Hello Sean,
On 5/5/2025 6:15 PM, Sean Christopherson wrote:
On Mon, May 05, 2025, Pratik R. Sampat wrote:
Hi Sean,
On 5/2/25 4:50 PM, Sean Christopherson wrote:
On Wed, 05 Mar 2025 16:59:50 -0600, Pratik R. Sampat wrote:
This patch series extends the sev_init2 and the sev_smoke test to exercise the SEV-SNP VM launch workflow.
Primarily, it introduces the architectural defines, its support in the SEV library and extends the tests to interact with the SEV-SNP ioctl() wrappers.
[...]
Applied 2-9 to kvm-x86 selftests. AIUI, the KVM side of things should already be fixed. If KVM isn't fixed, I want to take that discussion/patch to a separate thread.
Thanks for pulling these patches in.
For 1 - Ashish's commit now returns failure for this case [1]. Although, it appears that the return code isn't checked within sev_platform_init()[2], so it shouldn't change existing behavior. In the kselftest case, if platform init fails, the selftest will also fail — just as it does currently too.
Argh, now I remember the issue. But _sev_platform_init_locked() returns '0' if psp_init_on_probe is true, and I don't see how deferring __sev_snp_init_locked() will magically make it succeed the second time around.
So shouldn't the KVM code be this?
diff --git a/arch/x86/kvm/svm/sev.c b/arch/x86/kvm/svm/sev.c index e0f446922a6e..dd04f979357d 100644 --- a/arch/x86/kvm/svm/sev.c +++ b/arch/x86/kvm/svm/sev.c @@ -3038,6 +3038,14 @@ void __init sev_hardware_setup(void) sev_snp_supported = sev_snp_enabled && cc_platform_has(CC_ATTR_HOST_SEV_SNP); out:
if (sev_enabled) {
init_args.probe = true;
if (sev_platform_init(&init_args))
sev_supported = sev_es_supported = sev_snp_supported = false;
else
sev_snp_supported &= sev_is_snp_initialized();
}
if (boot_cpu_has(X86_FEATURE_SEV)) pr_info("SEV %s (ASIDs %u - %u)\n", sev_supported ? min_sev_asid <= max_sev_asid ? "enabled" :
@@ -3067,12 +3075,6 @@ void __init sev_hardware_setup(void) if (!sev_enabled) return;
/*
* Do both SNP and SEV initialization at KVM module load.
*/
init_args.probe = true;
sev_platform_init(&init_args);
} void sev_hardware_unsetup(void) --
Ashish, what am I missing?
As far as setting sev*_enabled is concerned, i believe they are more specific to SNP/SEV/SEV-ES being enabled in the system, which is separate from SEV_INIT/SNP_INIT (SNP_INIT success indicates that RMP been initialized, SNP has to be already enabled via MSR_SYSCFG before SNP_INIT is called), though SEV_INIT/SNP_INIT may fail but SEV/SNP support will still be enabled on the system.
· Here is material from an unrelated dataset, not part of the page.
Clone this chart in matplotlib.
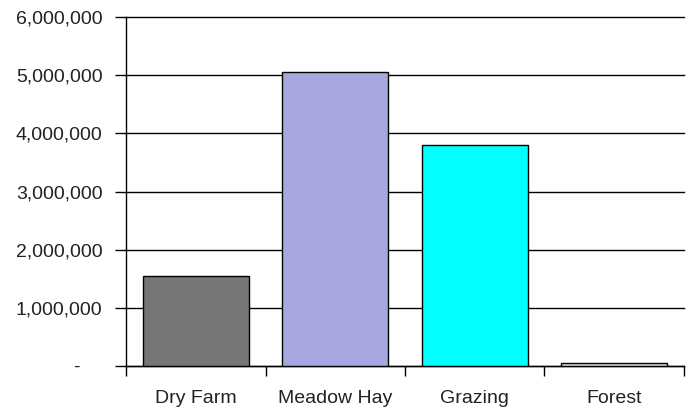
import matplotlib
matplotlib.use("Agg")
import matplotlib.pyplot as plt
from matplotlib.ticker import FuncFormatter

# data
categories = ["Dry Farm", "Meadow Hay", "Grazing", "Forest"]
values = [1540000, 5060000, 3800000, 50000]
bar_colors = ["#767676", "#a8a8e0", "#00ffff", "#d8d8d8"]
y_ticks = [0, 1000000, 2000000, 3000000, 4000000, 5000000, 6000000]

plt.rcParams['font.family'] = ['Liberation Sans', 'DejaVu Sans']

fig = plt.figure(figsize=(6.89, 4.11), dpi=100)
ax = fig.add_axes([0.1829, 0.1095, 0.8098, 0.8491])

x = list(range(len(categories)))
ax.bar(x, values, width=0.76, color=bar_colors, edgecolor="black", linewidth=1, zorder=3)

ax.set_xlim(-0.5, len(categories) - 0.5)
ax.set_ylim(0, 6000000)

def fmt(v, pos):
    if v == 0:
        return "-    "
    return f"{int(v):,}"

ax.set_yticks(y_ticks)
ax.yaxis.set_major_formatter(FuncFormatter(fmt))
ax.grid(axis="y", color="black", linewidth=1, zorder=1)
for gl in ax.get_ygridlines():
    gl.set_clip_on(False)

ax.set_xticks(x)
ax.set_xticklabels(categories)
ax.set_xticks([i - 0.5 for i in range(len(categories) + 1)], minor=True)
ax.tick_params(axis="x", which="major", length=0, pad=17, labelsize=14, colors="#222222")
ax.tick_params(axis="x", which="minor", length=7, width=1, color="black", direction="out")
ax.tick_params(axis="y", length=8, width=1, color="black", pad=9, labelsize=14, labelcolor="#222222")

for s in ["top", "right"]:
    ax.spines[s].set_visible(False)
ax.spines["left"].set_linewidth(1)
ax.spines["bottom"].set_linewidth(1)

plt.savefig("out.png", dpi=100)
Additionally as SEV_INIT/SNP_INIT during sev_platform_init() have failed, so any SEV/SEV-ES/SNP VM launch will fail as the firmware will return invalid platform state as INITs have failed.
From my understanding, sev*_enabled indicates the user support to enable/disable support for SEV/SEV-ES/SEV-SNP, as the sev*_enabled are the KVM module parameters, while sev*_supported indicates if platform has that support enabled.
And before the SEV/SNP init support was moved to KVM from CCP module, doing SEV/SNP INIT could fail but that still had KVM detecting SEV/SNP support enabled, so this moving SEV/SNP init stuff to KVM module from CCP driver is consistent with the previous behavior.
Thanks, Ashish
Regardless of what we decide on what the right behavior is, fail vs skip (I don't mind the former) we can certainly do that over new patches rebased over the new series.
FAIL, for sure. Unless someone else pipes up with a good reason why they need to defer INIT_EX, that's Google's problem to solve.